T&T AG: No Rolls Royce for me

(Trinidad Express) A photograph posted on social networking site WhatsApp, on a phone linked to Attorney General Anand Ramlogan’s office recently sparked rumours that he purchased a Rolls Royce luxury vehicle.

The picture was of a pearl white Rolls Royce Ghost registered PCY 118, which can range in price from 175,000 to 250,000 pounds sterling.

But Ramlogan yesterday denied that he was the owner of the luxury vehicle, saying that he owned a PCY Range Rover.

He said while he welcomed it as part of a functioning democracy, he was under more public scrutiny than his predecessors.

The PCY 118 Rolls Royce, estimated to cost about TT$3.5 million is registered to D Rampersad and Company Ltd and is owned by Nirmal Rampersad.

The car, the Sunday Express understands, is insured by Bankers Insurance for TT$350,000.

Contacted yesterday, Rampersad yesterday said there was “no truth to that rumour at all”.

He said he was no stranger to luxury cars, having purchased his first Rolls Royce in 1983.

Ramlogan told the Sunday Express that he had never seen the vehicle nor was he friends with the owner.

“This is yet another example of malicious rumours that people spread to assassinate my character. I have never even dreamt of purchasing a Rolls Royce, far less owning one. I am personally not into vehicles that much,” he responded.

Asked why that picture was posted on the phone linked to his office, he said that the phone was used by his assistant, Varma Ramdhan, who had an interest in cars.

He said he acquired a Range Rover, which public officials can acquire VAT-free, as an investment.

Prime Minister Kamla Persad-Bissessar also acquired a Range Rover, PCW 1, last June.

“Upon assuming office, as with all public officers, I was entitled to a tax break which allows you to purchase vehicles at a discounted price as part of the package. I acquired that Range Rover as an investment which I can resell at the end of the relevant legal period,” he said.

The AG said he has always taken a functional and utilitarian approach to vehicles and observed that his vehicle ownership history included a Datsun 120Y, a Nissan Sunny, a BMW sports edition, a Renault and a Suzuki SUV.

He also confirmed to the Sunday Express that his San Fernando home was undergoing some remodelling.

“I too have heard and been amused by the rumours about my home. I am not building a swimming pool because I have had one for the past ten years. I am not building a helipad because I have no intention of buying a helicopter. I am not building a garage for my fleet of vehicles because I only own two.
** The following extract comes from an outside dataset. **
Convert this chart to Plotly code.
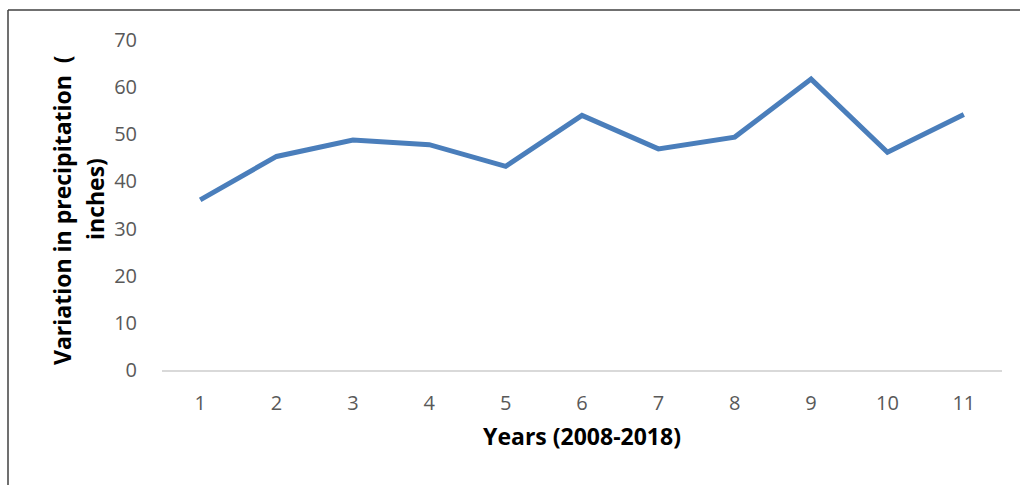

And that land opposite my home was not purchased after I became AG, but I have had it for ten years now,” he said.

He insisted that he had only acquired two properties since becoming AG—a TT$3 million luxury townhouse at La Rive in Maraval which he got two months after he was appointed to office in May 2010 and another at the Greens in Fairways, Maraval, three months later, in November 2010, priced at TT$1,750,000.
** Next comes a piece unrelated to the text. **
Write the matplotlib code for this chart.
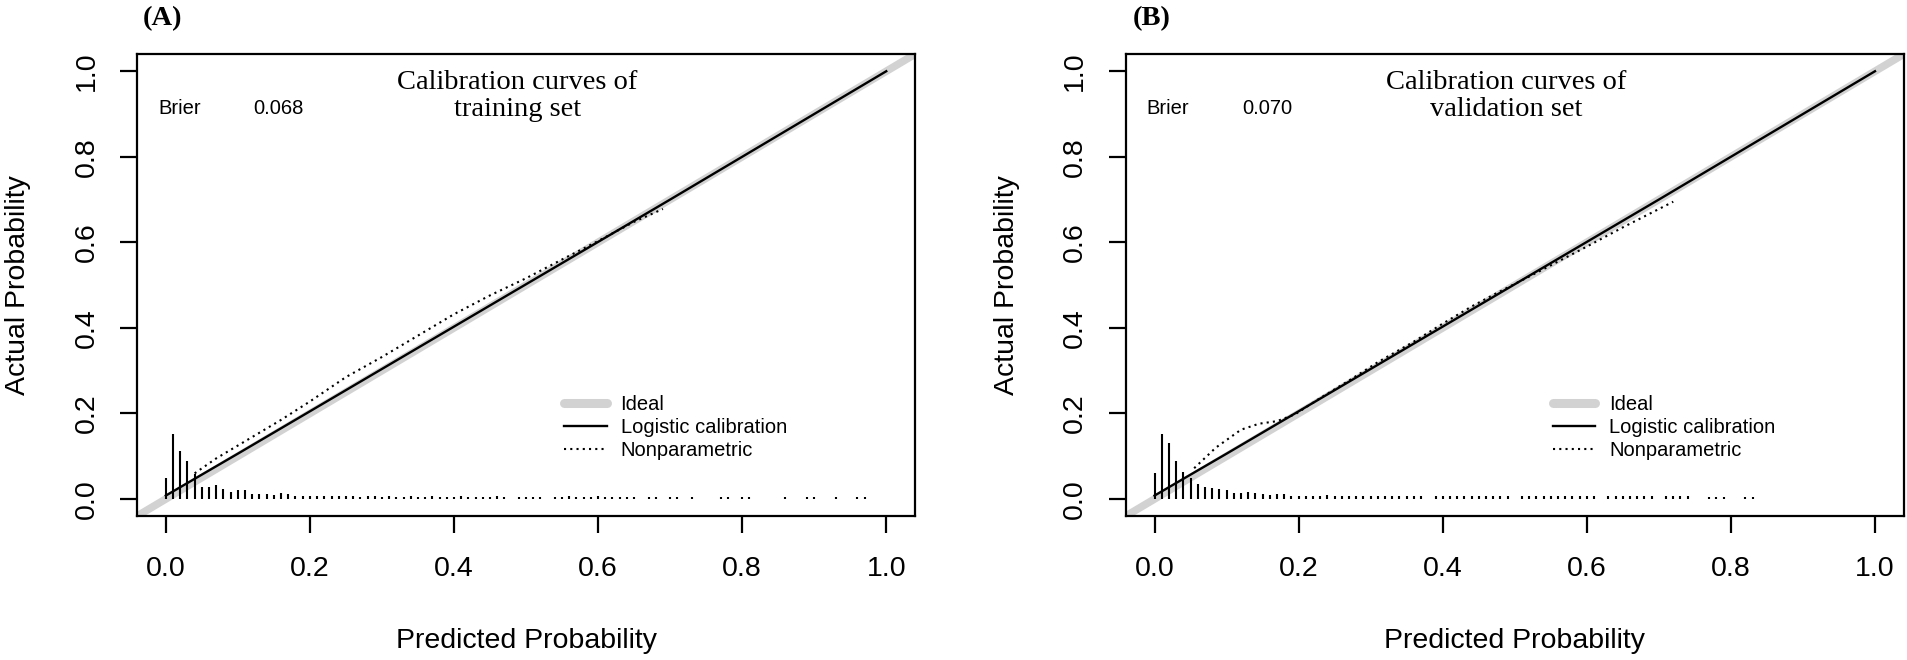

The properties were acquired through his investment company Celestial Investments Ltd.

Ramlogan and his wife Nalini are directors.

“The loan for which those properties were acquired was not beyond my means and they have been properly accounted for and declared to the Integrity Commission,” he explained

Questioned on whether he had acquired a property at Sutton Street in San Fernando, Ramlogan said that rumour had also been making the rounds for some months.

He said that property and site was earmarked for the Ministry of the Attorney General’s Office in San Fernando which the National Insurance and Property Development Company (Nipdec) had recently put out for tender.

He said he had been to the site on several occasions because it was the home of the old Water and Sewerage Authority (WASA) building and “an evaluation was necessary as to its suitability and to determine whether the old building could have been converted and utilised or whether a new building was necessary for the ministry.

“The idea that I entered public office as a penniless man after 15 years in private practice with a proven track record would be amusing were it not for the malice which accompanied such rumours.”

He added: “No lawyer can ever assume the Office of Attorney General if they don’t have a solid financial foundation because the sacrifice is tremendous and the financial rewards are incomparable to earnings in a private practice.”